Perhaps the clincher was Lewis’ own reading of the gospels themselves. In the gospels, Lewis encountered a figure who couldn’t possibly be regarded as just a “good, moral teacher”—the popular perception of Jesus in 20th century England. Jesus’ own statements and actions in the gospels show that he regarded himself as Divine. Jesus, therefore, must either be the Lord, as he claimed to be, or else a liar (if he deliberately was misleading his followers) or a “lunatic”—someone who’d lost touch with reality and mistakenly thought he was God. Lewis couldn’t accept the premise that Christ was either a liar or mentally ill, and so he was forced to conclude that Jesus was and is God. That central belief intact, the rest of the Christian worldview fell naturally into place.
3. Lewis—a changed man
The greatest immediate change Lewis detected in himself after coming to Christ was that he, as he put it, lost all interest in himself. He’d long kept a diary, but ceased at his conversion. His whole approach to life, which hitherto had been inward and self-focused, was now outward focused and Christ-centered.
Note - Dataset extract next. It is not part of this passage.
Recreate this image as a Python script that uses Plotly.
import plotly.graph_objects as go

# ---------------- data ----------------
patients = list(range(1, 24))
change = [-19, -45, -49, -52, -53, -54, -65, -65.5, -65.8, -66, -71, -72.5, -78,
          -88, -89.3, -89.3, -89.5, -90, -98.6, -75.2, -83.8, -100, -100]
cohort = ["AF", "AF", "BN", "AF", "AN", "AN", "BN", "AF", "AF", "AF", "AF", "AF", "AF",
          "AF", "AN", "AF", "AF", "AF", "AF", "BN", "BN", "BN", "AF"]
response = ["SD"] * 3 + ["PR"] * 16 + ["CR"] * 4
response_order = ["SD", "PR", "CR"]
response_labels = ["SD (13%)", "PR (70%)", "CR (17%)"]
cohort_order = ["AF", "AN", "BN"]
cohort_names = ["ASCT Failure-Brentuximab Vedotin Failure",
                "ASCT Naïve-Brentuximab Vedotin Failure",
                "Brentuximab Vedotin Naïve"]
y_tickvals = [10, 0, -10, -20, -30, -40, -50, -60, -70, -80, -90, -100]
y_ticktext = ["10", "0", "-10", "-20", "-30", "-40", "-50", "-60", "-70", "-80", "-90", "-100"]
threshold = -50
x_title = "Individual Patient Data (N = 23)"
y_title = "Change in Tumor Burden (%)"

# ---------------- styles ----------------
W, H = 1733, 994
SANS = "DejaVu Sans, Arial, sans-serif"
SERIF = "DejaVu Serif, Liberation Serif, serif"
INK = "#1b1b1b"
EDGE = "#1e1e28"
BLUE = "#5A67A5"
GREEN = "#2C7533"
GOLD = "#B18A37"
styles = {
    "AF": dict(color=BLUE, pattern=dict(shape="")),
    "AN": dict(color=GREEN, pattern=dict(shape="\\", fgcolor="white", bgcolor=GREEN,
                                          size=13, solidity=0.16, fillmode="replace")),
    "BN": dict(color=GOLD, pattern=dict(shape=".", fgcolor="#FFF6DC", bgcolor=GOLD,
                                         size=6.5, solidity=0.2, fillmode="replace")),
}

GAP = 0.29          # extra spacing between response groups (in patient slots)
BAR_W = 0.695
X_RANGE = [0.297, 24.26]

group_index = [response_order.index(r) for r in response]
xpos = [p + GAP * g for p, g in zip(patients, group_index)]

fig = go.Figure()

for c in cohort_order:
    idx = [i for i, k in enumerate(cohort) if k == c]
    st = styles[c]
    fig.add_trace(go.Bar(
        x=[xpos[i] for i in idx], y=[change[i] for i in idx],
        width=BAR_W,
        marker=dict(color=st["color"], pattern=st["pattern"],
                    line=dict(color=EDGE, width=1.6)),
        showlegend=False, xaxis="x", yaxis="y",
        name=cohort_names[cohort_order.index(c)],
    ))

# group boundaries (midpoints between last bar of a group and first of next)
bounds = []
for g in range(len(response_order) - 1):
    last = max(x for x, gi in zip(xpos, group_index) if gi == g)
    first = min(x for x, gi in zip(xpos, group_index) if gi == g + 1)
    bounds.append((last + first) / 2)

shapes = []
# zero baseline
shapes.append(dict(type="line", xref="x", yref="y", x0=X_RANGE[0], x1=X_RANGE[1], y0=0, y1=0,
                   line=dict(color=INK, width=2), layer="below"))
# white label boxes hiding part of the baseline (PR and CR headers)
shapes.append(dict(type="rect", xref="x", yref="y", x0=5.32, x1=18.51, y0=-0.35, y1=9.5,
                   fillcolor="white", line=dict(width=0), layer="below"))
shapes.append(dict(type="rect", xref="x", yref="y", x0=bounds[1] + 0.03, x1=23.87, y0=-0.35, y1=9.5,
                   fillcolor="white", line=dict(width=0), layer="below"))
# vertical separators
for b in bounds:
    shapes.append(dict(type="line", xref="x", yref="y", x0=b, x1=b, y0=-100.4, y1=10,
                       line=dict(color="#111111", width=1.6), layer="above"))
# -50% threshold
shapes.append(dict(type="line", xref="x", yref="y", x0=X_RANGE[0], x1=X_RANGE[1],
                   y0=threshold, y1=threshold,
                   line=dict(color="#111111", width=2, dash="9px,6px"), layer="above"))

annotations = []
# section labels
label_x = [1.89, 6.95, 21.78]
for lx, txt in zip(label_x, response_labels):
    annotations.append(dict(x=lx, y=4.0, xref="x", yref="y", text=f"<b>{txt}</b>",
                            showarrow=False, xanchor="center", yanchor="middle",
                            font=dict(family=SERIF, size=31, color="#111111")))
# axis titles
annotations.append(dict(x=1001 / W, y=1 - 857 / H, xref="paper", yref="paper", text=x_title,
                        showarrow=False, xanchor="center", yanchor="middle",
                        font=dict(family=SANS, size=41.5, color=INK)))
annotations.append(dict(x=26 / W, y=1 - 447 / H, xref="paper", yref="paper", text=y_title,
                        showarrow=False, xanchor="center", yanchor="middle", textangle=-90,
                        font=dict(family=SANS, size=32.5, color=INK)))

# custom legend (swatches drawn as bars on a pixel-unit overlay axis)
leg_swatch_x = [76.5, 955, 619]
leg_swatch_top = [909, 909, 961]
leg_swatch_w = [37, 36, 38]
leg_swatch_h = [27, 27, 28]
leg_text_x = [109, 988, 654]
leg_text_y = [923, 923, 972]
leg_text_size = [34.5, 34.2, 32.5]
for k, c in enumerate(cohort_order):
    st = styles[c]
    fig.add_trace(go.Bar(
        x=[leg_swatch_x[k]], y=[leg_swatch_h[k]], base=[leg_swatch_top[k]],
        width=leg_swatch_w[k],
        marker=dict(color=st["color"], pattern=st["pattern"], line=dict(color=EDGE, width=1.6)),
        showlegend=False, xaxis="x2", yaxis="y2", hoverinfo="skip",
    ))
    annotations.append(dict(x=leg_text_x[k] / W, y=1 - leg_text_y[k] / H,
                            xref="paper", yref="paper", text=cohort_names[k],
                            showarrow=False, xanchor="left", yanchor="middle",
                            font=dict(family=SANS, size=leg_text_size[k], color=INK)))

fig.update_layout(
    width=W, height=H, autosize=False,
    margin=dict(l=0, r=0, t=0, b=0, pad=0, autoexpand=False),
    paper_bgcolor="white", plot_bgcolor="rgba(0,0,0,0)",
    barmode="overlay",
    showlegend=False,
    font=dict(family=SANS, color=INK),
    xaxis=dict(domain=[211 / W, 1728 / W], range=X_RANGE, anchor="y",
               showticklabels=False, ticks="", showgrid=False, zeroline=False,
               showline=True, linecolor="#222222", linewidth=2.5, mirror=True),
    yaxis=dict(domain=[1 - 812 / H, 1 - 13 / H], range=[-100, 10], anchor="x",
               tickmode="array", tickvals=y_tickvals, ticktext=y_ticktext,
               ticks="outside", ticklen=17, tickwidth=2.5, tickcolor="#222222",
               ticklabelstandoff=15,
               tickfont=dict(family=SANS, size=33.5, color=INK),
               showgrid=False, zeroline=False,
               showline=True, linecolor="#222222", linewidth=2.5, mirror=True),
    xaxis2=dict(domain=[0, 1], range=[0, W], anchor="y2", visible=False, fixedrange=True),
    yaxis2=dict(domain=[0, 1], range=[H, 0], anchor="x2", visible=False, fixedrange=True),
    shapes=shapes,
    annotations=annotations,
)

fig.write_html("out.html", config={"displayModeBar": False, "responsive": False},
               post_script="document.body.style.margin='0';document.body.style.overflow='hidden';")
In his 20s, he had restlessly aspired to be a famous poet. He craved literary success and was devastated by his setbacks when success as a poet didn’t come to him. After coming to Christ, he gave up trying to write anything “important” and began to just try to be the best English professor he could be. His ambition now out of the way, God did in fact use him to write some of the most “important” literature of the 20th century. God used Lewis’ years of atheism to make him an ideal person to speak to the skepticism so many 20th century people felt. Unlike many evangelists who trivialize objections to Christianity as if they weren’t to be taken seriously, Lewis grappled with objections humbly, knowing firsthand what it felt like to have bought into the lie of unbelief.
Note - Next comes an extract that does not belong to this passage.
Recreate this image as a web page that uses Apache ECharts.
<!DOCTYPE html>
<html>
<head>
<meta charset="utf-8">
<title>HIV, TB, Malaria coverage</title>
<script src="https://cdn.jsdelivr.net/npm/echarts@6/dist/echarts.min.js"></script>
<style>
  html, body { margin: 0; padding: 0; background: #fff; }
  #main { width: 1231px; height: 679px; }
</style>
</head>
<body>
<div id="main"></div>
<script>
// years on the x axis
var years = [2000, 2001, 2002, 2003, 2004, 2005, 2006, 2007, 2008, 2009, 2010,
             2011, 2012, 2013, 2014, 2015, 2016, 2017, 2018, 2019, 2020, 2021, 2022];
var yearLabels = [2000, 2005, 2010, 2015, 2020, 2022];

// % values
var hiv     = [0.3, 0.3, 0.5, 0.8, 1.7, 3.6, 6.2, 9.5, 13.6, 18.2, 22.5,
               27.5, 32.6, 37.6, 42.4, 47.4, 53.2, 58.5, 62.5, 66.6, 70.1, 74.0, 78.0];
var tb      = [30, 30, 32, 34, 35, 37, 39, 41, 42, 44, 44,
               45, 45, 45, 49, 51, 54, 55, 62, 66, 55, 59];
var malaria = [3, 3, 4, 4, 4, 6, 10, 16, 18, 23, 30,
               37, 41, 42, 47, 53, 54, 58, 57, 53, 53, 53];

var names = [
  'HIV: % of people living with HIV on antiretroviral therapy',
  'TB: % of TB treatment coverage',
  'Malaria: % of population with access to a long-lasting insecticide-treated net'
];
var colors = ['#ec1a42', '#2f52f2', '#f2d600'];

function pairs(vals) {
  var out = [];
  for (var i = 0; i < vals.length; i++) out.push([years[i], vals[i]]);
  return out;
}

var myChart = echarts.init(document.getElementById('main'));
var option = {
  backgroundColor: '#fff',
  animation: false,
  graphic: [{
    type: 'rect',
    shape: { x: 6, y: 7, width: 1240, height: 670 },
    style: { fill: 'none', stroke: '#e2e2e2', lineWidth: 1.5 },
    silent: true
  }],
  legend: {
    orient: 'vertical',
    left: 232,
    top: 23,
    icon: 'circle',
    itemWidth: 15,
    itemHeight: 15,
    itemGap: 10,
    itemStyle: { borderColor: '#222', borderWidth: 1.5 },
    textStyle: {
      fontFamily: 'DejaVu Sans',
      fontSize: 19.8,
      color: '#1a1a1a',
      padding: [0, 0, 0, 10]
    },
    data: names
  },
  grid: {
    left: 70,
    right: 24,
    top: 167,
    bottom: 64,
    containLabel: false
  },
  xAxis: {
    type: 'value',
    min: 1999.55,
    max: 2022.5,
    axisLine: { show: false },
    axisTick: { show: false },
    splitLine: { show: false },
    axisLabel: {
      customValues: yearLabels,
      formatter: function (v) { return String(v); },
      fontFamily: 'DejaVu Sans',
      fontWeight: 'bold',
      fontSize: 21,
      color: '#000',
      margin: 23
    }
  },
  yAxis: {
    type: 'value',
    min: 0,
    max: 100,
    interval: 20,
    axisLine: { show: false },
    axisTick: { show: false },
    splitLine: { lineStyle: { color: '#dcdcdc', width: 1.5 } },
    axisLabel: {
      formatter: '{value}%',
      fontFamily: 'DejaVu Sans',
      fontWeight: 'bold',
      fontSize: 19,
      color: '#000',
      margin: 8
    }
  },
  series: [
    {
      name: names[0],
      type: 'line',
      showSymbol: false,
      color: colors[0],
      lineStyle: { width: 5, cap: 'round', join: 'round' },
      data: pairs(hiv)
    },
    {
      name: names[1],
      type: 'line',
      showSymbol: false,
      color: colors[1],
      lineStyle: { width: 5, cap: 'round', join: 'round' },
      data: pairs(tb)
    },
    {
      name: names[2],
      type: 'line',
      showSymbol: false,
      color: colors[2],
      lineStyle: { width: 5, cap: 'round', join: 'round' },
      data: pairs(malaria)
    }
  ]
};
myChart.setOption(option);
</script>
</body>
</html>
The change in Lewis’ post-conversion demeanor is most sharply seen by reading his letters, which have recently been published in three volumes by Walter Hooper, literary advisor of C.S. Lewis’ estate. In his 20s, Lewis’ letters often come across as sarcastic, snobbish, and somewhat condescending to people less intellectual than him. Even racism and sexism are not absent from Lewis’ pre-conversion letters. After becoming a Christian, the tone of Lewis’ letters changed. He ceased to talk about himself and his own prerogative. He came to regard people—all people, whether male or female, educated or uneducated—as image-bearers of God, and therefore deserving to be taken seriously with respect and dignity.
It would be overly simplistic to say that Lewis never wrestled with doubts ever again. In 1960, after the loss of his wife, Helen Joy Davidman, to bone cancer, Lewis struggled to make sense of how a good God could permit his wife to undergo such torture. Lewis despaired at times, as any man would in the same situation, but he didn’t lose his faith. His classic, A Grief Observed, shows a man who has had the audacity to cry out to God, not holding back his frustration. Though he never “got over” Joy’s death, in the end, Lewis had peace that God hadn’t abandoned him.
This November 22 marks the 50th anniversary of Lewis’ death. As book sales year in and year out indicate, Lewis’ influence as a Christian thinker continues as strong as ever. If anything, Lewis is reaching more people now than during his own lifetime. Lewis serves as an example of a man who surrendered his life and will to Christ and was used by God in ways he himself could never have anticipated.